_Data records_
-----

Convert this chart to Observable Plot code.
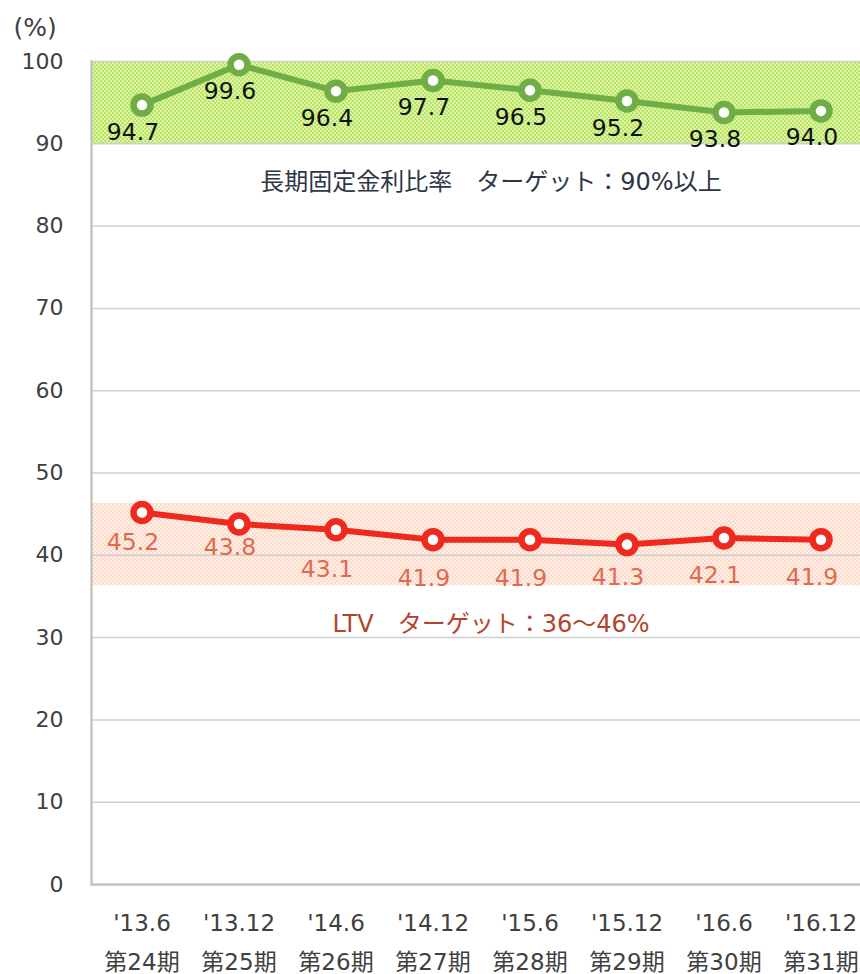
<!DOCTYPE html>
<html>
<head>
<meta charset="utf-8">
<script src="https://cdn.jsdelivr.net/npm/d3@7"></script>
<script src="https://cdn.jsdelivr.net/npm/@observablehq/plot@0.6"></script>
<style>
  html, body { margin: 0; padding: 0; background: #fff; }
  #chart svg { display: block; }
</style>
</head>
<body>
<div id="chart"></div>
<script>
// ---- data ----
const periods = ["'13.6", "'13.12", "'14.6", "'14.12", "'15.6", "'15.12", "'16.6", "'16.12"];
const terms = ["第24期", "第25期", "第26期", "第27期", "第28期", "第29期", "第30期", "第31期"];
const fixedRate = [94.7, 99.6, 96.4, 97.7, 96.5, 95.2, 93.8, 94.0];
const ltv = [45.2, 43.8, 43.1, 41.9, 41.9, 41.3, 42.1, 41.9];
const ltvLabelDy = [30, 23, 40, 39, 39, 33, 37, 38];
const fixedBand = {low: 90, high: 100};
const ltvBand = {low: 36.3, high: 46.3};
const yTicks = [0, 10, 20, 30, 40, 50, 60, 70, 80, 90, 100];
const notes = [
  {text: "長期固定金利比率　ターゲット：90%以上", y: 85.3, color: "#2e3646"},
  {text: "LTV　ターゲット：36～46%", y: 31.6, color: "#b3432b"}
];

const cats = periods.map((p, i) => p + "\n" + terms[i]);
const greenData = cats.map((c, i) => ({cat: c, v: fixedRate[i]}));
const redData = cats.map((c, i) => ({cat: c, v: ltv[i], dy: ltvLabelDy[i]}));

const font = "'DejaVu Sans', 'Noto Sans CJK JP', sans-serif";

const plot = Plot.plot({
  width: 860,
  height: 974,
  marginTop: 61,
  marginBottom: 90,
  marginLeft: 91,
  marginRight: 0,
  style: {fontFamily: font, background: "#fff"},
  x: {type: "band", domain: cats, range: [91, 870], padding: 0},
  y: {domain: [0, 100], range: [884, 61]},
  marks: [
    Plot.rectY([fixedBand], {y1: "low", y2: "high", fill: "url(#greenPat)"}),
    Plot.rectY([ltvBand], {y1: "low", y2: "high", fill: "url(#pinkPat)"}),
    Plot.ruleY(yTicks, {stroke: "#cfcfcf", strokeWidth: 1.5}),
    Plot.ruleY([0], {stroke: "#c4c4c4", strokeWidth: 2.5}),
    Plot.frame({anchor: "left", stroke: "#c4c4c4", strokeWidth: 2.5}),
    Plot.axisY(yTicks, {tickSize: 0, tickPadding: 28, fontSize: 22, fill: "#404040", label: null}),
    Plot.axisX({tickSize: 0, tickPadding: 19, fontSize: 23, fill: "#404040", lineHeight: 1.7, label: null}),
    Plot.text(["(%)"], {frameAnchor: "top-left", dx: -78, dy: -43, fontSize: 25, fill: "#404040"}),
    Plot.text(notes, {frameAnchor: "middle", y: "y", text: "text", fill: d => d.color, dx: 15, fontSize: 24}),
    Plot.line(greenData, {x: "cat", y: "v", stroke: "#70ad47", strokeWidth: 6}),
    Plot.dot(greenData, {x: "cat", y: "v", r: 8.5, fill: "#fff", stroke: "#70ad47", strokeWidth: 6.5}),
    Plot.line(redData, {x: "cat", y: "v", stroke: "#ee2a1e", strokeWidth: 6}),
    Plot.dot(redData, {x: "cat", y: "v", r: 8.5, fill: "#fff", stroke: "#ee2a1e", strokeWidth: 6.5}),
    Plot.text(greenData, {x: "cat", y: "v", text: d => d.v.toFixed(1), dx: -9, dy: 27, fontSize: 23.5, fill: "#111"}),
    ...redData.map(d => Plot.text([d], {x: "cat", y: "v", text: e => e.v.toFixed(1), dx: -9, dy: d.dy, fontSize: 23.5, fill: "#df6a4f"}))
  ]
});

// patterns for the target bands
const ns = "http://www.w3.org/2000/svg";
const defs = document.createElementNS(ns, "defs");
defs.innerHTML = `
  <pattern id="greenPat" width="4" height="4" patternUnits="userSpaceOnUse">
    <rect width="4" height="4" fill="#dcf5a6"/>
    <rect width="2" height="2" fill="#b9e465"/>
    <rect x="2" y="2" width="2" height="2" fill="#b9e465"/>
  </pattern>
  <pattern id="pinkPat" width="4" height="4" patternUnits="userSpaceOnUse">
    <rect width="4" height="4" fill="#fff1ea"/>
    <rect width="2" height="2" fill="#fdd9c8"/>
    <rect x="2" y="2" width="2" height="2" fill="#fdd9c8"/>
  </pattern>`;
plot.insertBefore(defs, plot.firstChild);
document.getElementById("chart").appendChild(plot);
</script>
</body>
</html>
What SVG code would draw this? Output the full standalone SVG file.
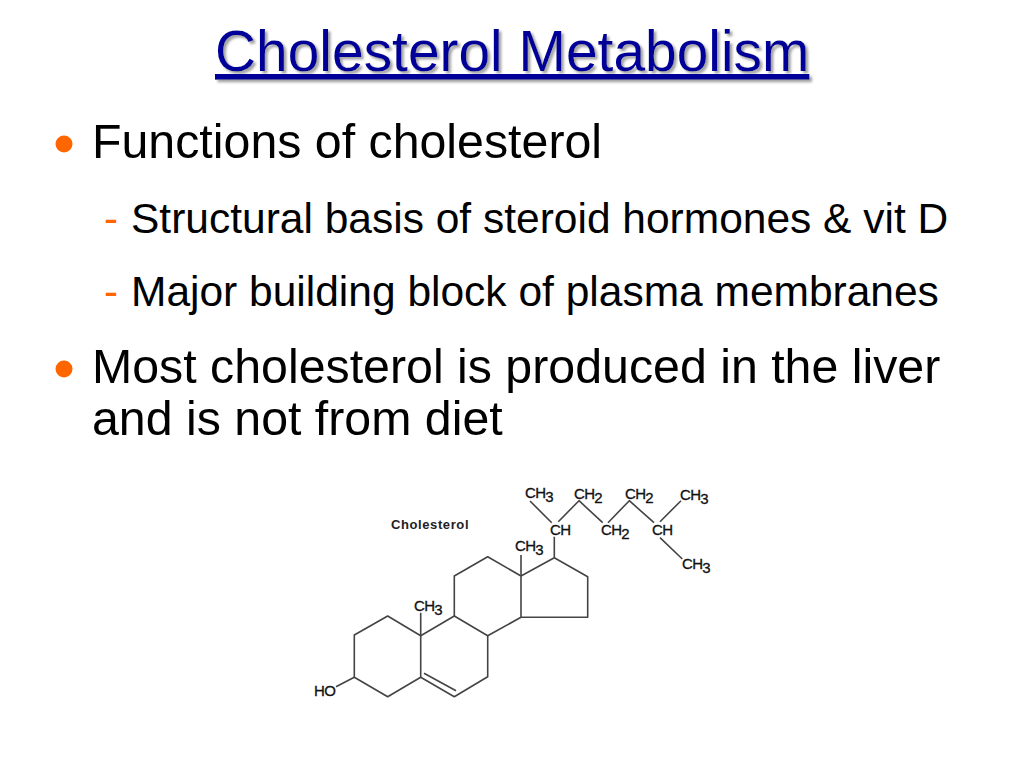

-----

_What you are asked to do_
Give back each entry exactly as it appears, with no pictures.

_Answer to this exercise_
Convert this chart to Observable Plot code.
<!DOCTYPE html>
<html>
<head>
<meta charset="utf-8">
<script src="https://cdn.jsdelivr.net/npm/d3@7"></script>
<script src="https://cdn.jsdelivr.net/npm/@observablehq/plot@0.6"></script>
<style>
  html, body { margin: 0; padding: 0; background: #fff; }
  #chart svg { display: block; }
</style>
</head>
<body>
<div id="chart"></div>
<script>
// ---- data ----
const periods = ["'13.6", "'13.12", "'14.6", "'14.12", "'15.6", "'15.12", "'16.6", "'16.12"];
const terms = ["第24期", "第25期", "第26期", "第27期", "第28期", "第29期", "第30期", "第31期"];
const fixedRate = [94.7, 99.6, 96.4, 97.7, 96.5, 95.2, 93.8, 94.0];
const ltv = [45.2, 43.8, 43.1, 41.9, 41.9, 41.3, 42.1, 41.9];
const ltvLabelDy = [30, 23, 40, 39, 39, 33, 37, 38];
const fixedBand = {low: 90, high: 100};
const ltvBand = {low: 36.3, high: 46.3};
const yTicks = [0, 10, 20, 30, 40, 50, 60, 70, 80, 90, 100];
const notes = [
  {text: "長期固定金利比率　ターゲット：90%以上", y: 85.3, color: "#2e3646"},
  {text: "LTV　ターゲット：36～46%", y: 31.6, color: "#b3432b"}
];

const cats = periods.map((p, i) => p + "\n" + terms[i]);
const greenData = cats.map((c, i) => ({cat: c, v: fixedRate[i]}));
const redData = cats.map((c, i) => ({cat: c, v: ltv[i], dy: ltvLabelDy[i]}));

const font = "'DejaVu Sans', 'Noto Sans CJK JP', sans-serif";

const plot = Plot.plot({
  width: 860,
  height: 974,
  marginTop: 61,
  marginBottom: 90,
  marginLeft: 91,
  marginRight: 0,
  style: {fontFamily: font, background: "#fff"},
  x: {type: "band", domain: cats, range: [91, 870], padding: 0},
  y: {domain: [0, 100], range: [884, 61]},
  marks: [
    Plot.rectY([fixedBand], {y1: "low", y2: "high", fill: "url(#greenPat)"}),
    Plot.rectY([ltvBand], {y1: "low", y2: "high", fill: "url(#pinkPat)"}),
    Plot.ruleY(yTicks, {stroke: "#cfcfcf", strokeWidth: 1.5}),
    Plot.ruleY([0], {stroke: "#c4c4c4", strokeWidth: 2.5}),
    Plot.frame({anchor: "left", stroke: "#c4c4c4", strokeWidth: 2.5}),
    Plot.axisY(yTicks, {tickSize: 0, tickPadding: 28, fontSize: 22, fill: "#404040", label: null}),
    Plot.axisX({tickSize: 0, tickPadding: 19, fontSize: 23, fill: "#404040", lineHeight: 1.7, label: null}),
    Plot.text(["(%)"], {frameAnchor: "top-left", dx: -78, dy: -43, fontSize: 25, fill: "#404040"}),
    Plot.text(notes, {frameAnchor: "middle", y: "y", text: "text", fill: d => d.color, dx: 15, fontSize: 24}),
    Plot.line(greenData, {x: "cat", y: "v", stroke: "#70ad47", strokeWidth: 6}),
    Plot.dot(greenData, {x: "cat", y: "v", r: 8.5, fill: "#fff", stroke: "#70ad47", strokeWidth: 6.5}),
    Plot.line(redData, {x: "cat", y: "v", stroke: "#ee2a1e", strokeWidth: 6}),
    Plot.dot(redData, {x: "cat", y: "v", r: 8.5, fill: "#fff", stroke: "#ee2a1e", strokeWidth: 6.5}),
    Plot.text(greenData, {x: "cat", y: "v", text: d => d.v.toFixed(1), dx: -9, dy: 27, fontSize: 23.5, fill: "#111"}),
    ...redData.map(d => Plot.text([d], {x: "cat", y: "v", text: e => e.v.toFixed(1), dx: -9, dy: d.dy, fontSize: 23.5, fill: "#df6a4f"}))
  ]
});

// patterns for the target bands
const ns = "http://www.w3.org/2000/svg";
const defs = document.createElementNS(ns, "defs");
defs.innerHTML = `
  <pattern id="greenPat" width="4" height="4" patternUnits="userSpaceOnUse">
    <rect width="4" height="4" fill="#dcf5a6"/>
    <rect width="2" height="2" fill="#b9e465"/>
    <rect x="2" y="2" width="2" height="2" fill="#b9e465"/>
  </pattern>
  <pattern id="pinkPat" width="4" height="4" patternUnits="userSpaceOnUse">
    <rect width="4" height="4" fill="#fff1ea"/>
    <rect width="2" height="2" fill="#fdd9c8"/>
    <rect x="2" y="2" width="2" height="2" fill="#fdd9c8"/>
  </pattern>`;
plot.insertBefore(defs, plot.firstChild);
document.getElementById("chart").appendChild(plot);
</script>
</body>
</html>
What SVG code would draw this? Output the full standalone SVG file.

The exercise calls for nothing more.